A 2.77-mill children's services levy will be on the Nov. 6 ballot. The tax, which would cost the owner of a $100,000 home about $64 per year, would pay for a multitude of programs such as a hot line to report abuse and investigations of abuse or neglect.
The programs help one of every 12 children in the county.
Voters approved an identical levy in 1996. But additional federal and state funding became available to the county after passage, so it gave some of the local tax money back.
After the rollback, the effective tax rate or the rate homeowners paid was 1.48 mills, costing the owner of that same $100,000 home about $43 a year.
The federal and state dollars have since dried up, so all of the tax will be needed in this five-year cycle.
In a number of ways, the tax is more important this year than ever before, said Barbara Manual, interim director of the county's Department of Job and Family Services.
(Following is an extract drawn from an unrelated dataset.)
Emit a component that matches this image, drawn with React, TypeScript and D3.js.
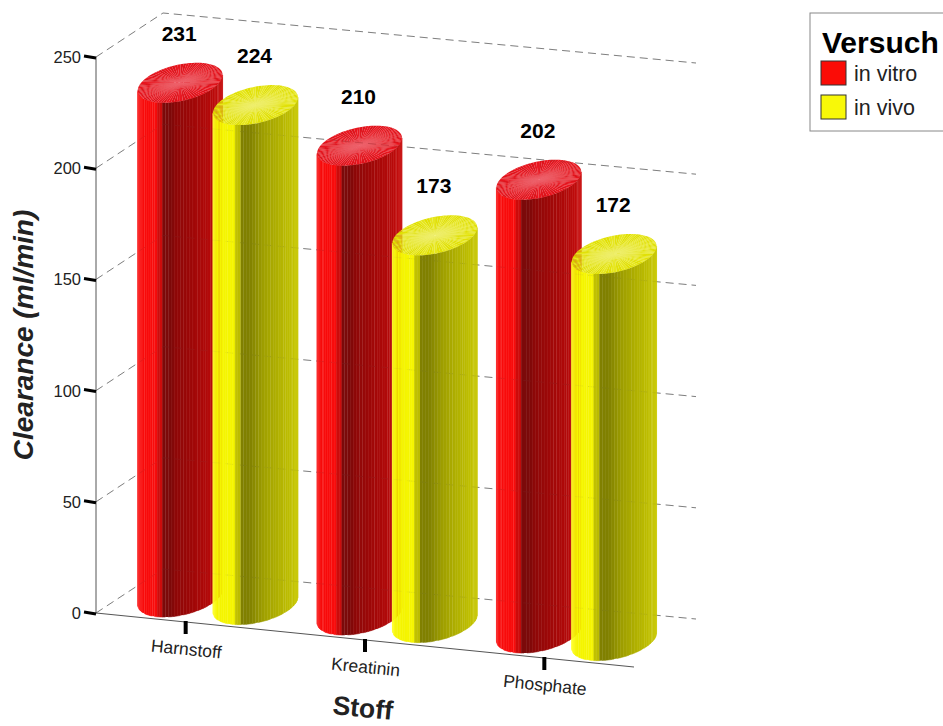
import React from "react";
import * as d3 from "d3";

const categories = ["Harnstoff", "Kreatinin", "Phosphate"];
const seriesNames = ["in vitro", "in vivo"];
const inVitro = [231, 210, 202];
const inVivo = [224, 173, 172];
const yTicks = [0, 50, 100, 150, 200, 250];

type Pt = [number, number];

// Oblique projection of the chart box: origin corner, floor edge along x, floor edge into depth.
const origin: Pt = [96, 613];
const frontVec: Pt = [538, 54];
const depthVec: Pt = [67, -44];
const wallVec: Pt = [533, 50];

const y = d3.scaleLinear().domain([0, 250]).range([0, 556]);
const band = d3.scaleBand<string>().domain(categories).range([0, 1]);
const seriesOffset = d3.scalePoint<string>().domain(seriesNames).range([-0.07, 0.07]);

const floorPoint = (s: number, d: number): Pt => [
  origin[0] + s * frontVec[0] + d * depthVec[0],
  origin[1] + s * frontVec[1] + d * depthVec[1],
];

// Columns nearer the viewer's right rise slightly more under the perspective.
const rise = (value: number, s: number) => y(value) * (1 + 0.012 * s);

// Cylinder cross-section: conjugate radii of the floor circle on screen.
const radiusA: Pt = [35, 4];
const radiusB: Pt = [24, -19.6];
const barDepth = 0.48;

const sideShade = {
  [seriesNames[0]]: d3
    .scaleLinear<string>()
    .domain([0, 0.04, 0.23, 0.24, 0.29, 0.3, 0.39, 0.45, 0.65, 0.85, 1])
    .range(["#fb2a2a", "#f80c0c", "#f80c0c", "#cc0c0c", "#cc0c0c", "#7c0a0a", "#7c0a0a", "#8e0808", "#a00808", "#b40a0a", "#c81010"]),
  [seriesNames[1]]: d3
    .scaleLinear<string>()
    .domain([0, 0.05, 0.25, 0.26, 0.33, 0.34, 0.43, 0.6, 0.8, 1])
    .range(["#ffff30", "#f5f500", "#f5f500", "#c4c400", "#b8b800", "#808000", "#808000", "#a0a000", "#b4b400", "#c8c800"]),
};

const capColors = {
  [seriesNames[0]]: { base: ["#e8131c", "#ec2228", "#de1018", "#e91c22"], glow: "#ee6070" },
  [seriesNames[1]]: { base: ["#e6e618", "#e9e934", "#e0e000", "#e8e828"], glow: "#f0f080" },
};

const pathOf = d3.line<Pt>();

function Cylinder({ series, cat, value }: { series: string; cat: string; value: number }) {
  const s = band(cat)! + band.bandwidth() / 2 + seriesOffset(series)!;
  const base = floorPoint(s, barDepth);
  const top: Pt = [base[0], base[1] - rise(value, s)];
  const rim = (c: Pt, t: number): Pt => [
    c[0] + Math.cos(t) * radiusA[0] + Math.sin(t) * radiusB[0],
    c[1] + Math.cos(t) * radiusA[1] + Math.sin(t) * radiusB[1],
  ];
  const halfWidth = Math.hypot(radiusA[0], radiusB[0]);
  const tRight = Math.atan2(radiusB[0], radiusA[0]);
  const tLeft = tRight - Math.PI;
  const facets = 44;
  const wedges = 90;
  const shade = sideShade[series];
  const cap = capColors[series];
  const sweep = d3.scaleLinear().domain([0, facets]).range([tLeft, tRight]);
  const turn = d3.scaleLinear().domain([0, wedges]).range([0, 2 * Math.PI]);
  const gradId = `capGlow-${series.replace(/\s/g, "")}`;

  return (
    <g>
      {d3.range(facets).map((i) => {
        const t0 = sweep(i);
        const t1 = sweep(i + 1);
        const mid = rim(base, (t0 + t1) / 2);
        const f = (mid[0] - (base[0] - halfWidth)) / (2 * halfWidth);
        const fill = shade(f);
        return (
          <path
            key={i}
            fill={fill}
            stroke={fill}
            strokeWidth={i % 5 === 2 ? 0 : 0.5}
            d={pathOf([rim(base, t0), rim(base, t1), rim(top, t1), rim(top, t0)]) + "Z"}
          />
        );
      })}
      {d3.range(wedges).map((i) => (
        <path
          key={i}
          fill={cap.base[(i * i + i) % 4]}
          d={pathOf([top, rim(top, turn(i)), rim(top, turn(i + 1))]) + "Z"}
        />
      ))}
      <radialGradient id={gradId}>
        <stop offset="0" stopColor={cap.glow} stopOpacity={0.4} />
        <stop offset="0.55" stopColor={cap.glow} stopOpacity={0.12} />
        <stop offset="1" stopColor={cap.glow} stopOpacity={0} />
      </radialGradient>
      <circle
        r={1}
        fill={`url(#${gradId})`}
        transform={`matrix(${radiusA[0]},${radiusA[1]},${radiusB[0]},${radiusB[1]},${top[0]},${top[1]})`}
      />
    </g>
  );
}

function Gridlines({ opacity }: { opacity: number }) {
  return (
    <g fill="none" stroke="#808080" strokeWidth={1} strokeDasharray="8 5" strokeOpacity={opacity}>
      {yTicks.map((t) => {
        const p0: Pt = [origin[0], origin[1] - y(t)];
        const p1: Pt = [p0[0] + depthVec[0], p0[1] + depthVec[1]];
        const p2: Pt = [p1[0] + wallVec[0], p1[1] + wallVec[1]];
        return <path key={t} d={pathOf([p0, p1, p2])!} />;
      })}
    </g>
  );
}

const font = "'Liberation Sans', Arial, sans-serif";

export default function App() {
  const bars = categories.flatMap((cat, i) => [
    { series: seriesNames[0], cat, value: inVitro[i] },
    { series: seriesNames[1], cat, value: inVivo[i] },
  ]);

  return (
    <svg
      width={943}
      height={726}
      style={{ position: "absolute", left: 0, top: 0, display: "block", background: "#fff" }}
      fontFamily={font}
    >
      <Gridlines opacity={1} />

      {/* Axis lines */}
      <path
        d={pathOf([[origin[0], origin[1] - y(250)], origin, floorPoint(1, 0)])!}
        fill="none"
        stroke="#555"
        strokeWidth={1}
      />

      {/* Value axis ticks and labels */}
      {yTicks.map((t) => {
        const py = origin[1] - y(t);
        return (
          <g key={t}>
            <path d={`M84,${py - 1}L96,${py + 1}`} stroke="#000" strokeWidth={3} />
            <text x={81} y={py + 6} textAnchor="end" fontSize={16.5} fill="#222">
              {t}
            </text>
          </g>
        );
      })}

      {/* Category ticks and labels */}
      {categories.map((c) => {
        const [px, py] = floorPoint(band(c)! + band.bandwidth() / 2, 0);
        return (
          <g key={c}>
            <path d={`M${px},${py - 1}L${px},${py + 12}`} stroke="#000" strokeWidth={4} />
            <text
              transform={`translate(${px},${py + 33}) rotate(5.7)`}
              textAnchor="middle"
              fontSize={17.5}
              fill="#222"
            >
              {c}
            </text>
          </g>
        );
      })}

      {bars.map((b) => (
        <Cylinder key={b.cat + b.series} {...b} />
      ))}

      {/* Faint grid showing through the translucent columns */}
      <Gridlines opacity={0.08} />

      {/* Value labels above each column */}
      {bars.map((b) => {
        const s = band(b.cat)! + band.bandwidth() / 2 + seriesOffset(b.series)!;
        const [px, py] = floorPoint(s, barDepth);
        return (
          <text
            key={b.cat + b.series}
            x={px - 1}
            y={py - rise(b.value, s) - 42}
            textAnchor="middle"
            fontSize={21}
            fontWeight="bold"
            fill="#000"
          >
            {b.value}
          </text>
        );
      })}

      {/* Axis titles */}
      <text
        transform="translate(33,335) rotate(-90)"
        textAnchor="middle"
        fontSize={28}
        fontWeight="bold"
        fontStyle="italic"
        fill="#222"
      >
        Clearance (ml/min)
      </text>
      <text
        transform="translate(362,717) rotate(5.7)"
        textAnchor="middle"
        fontSize={26.5}
        fontWeight="bold"
        fill="#222"
      >
        Stoff
      </text>

      {/* Legend */}
      <rect x={810} y={13} width={140} height={118} fill="#fff" stroke="#888" strokeWidth={1} />
      <text x={822} y={53} fontSize={30} fontWeight="bold" fill="#000">
        Versuch
      </text>
      {seriesNames.map((name, i) => (
        <g key={name} transform={`translate(821,${61 + i * 34})`}>
          <rect
            width={25}
            height={24}
            fill={i === 0 ? "#fb0c06" : "#f8f808"}
            stroke="#333"
            strokeWidth={1}
          />
          <text x={33} y={20} fontSize={21.5} fill="#222">
            {name}
          </text>
        </g>
      ))}
    </svg>
  );
}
Local funding is important because we don't know how we'll come out in the state budget.
The levy has been supported by voters since its inception in 1986.
Suzanne Burke, the county's budget director, who will take over as director of Job and Family Services on Jan. 1, called the levy critical.
The issues children face grow when there is a slowdown in the economy, Ms. Burke said. The level of services required are significant.
That may be true, but Hamilton County Auditor Dusty Rhodes said it's bothersome that the county relies on a special tax for services it is legally required to provide. County Administrator Dave Krings has said there could be severe cuts to the county's budget if the levy fails.
It should be up to people whether or not we provide those services, Mr. Rhodes said. When government begins shilling for these things and threatening cuts if it doesn't pass, you don't really have a choice.
Why not just (have commissioners) mandate the thing and be done with it? Why bother voting?
Many of the services provided by the levy are required under state or federal law. If the levy were to fail, those programs would have to be paid for out of the county's general fund.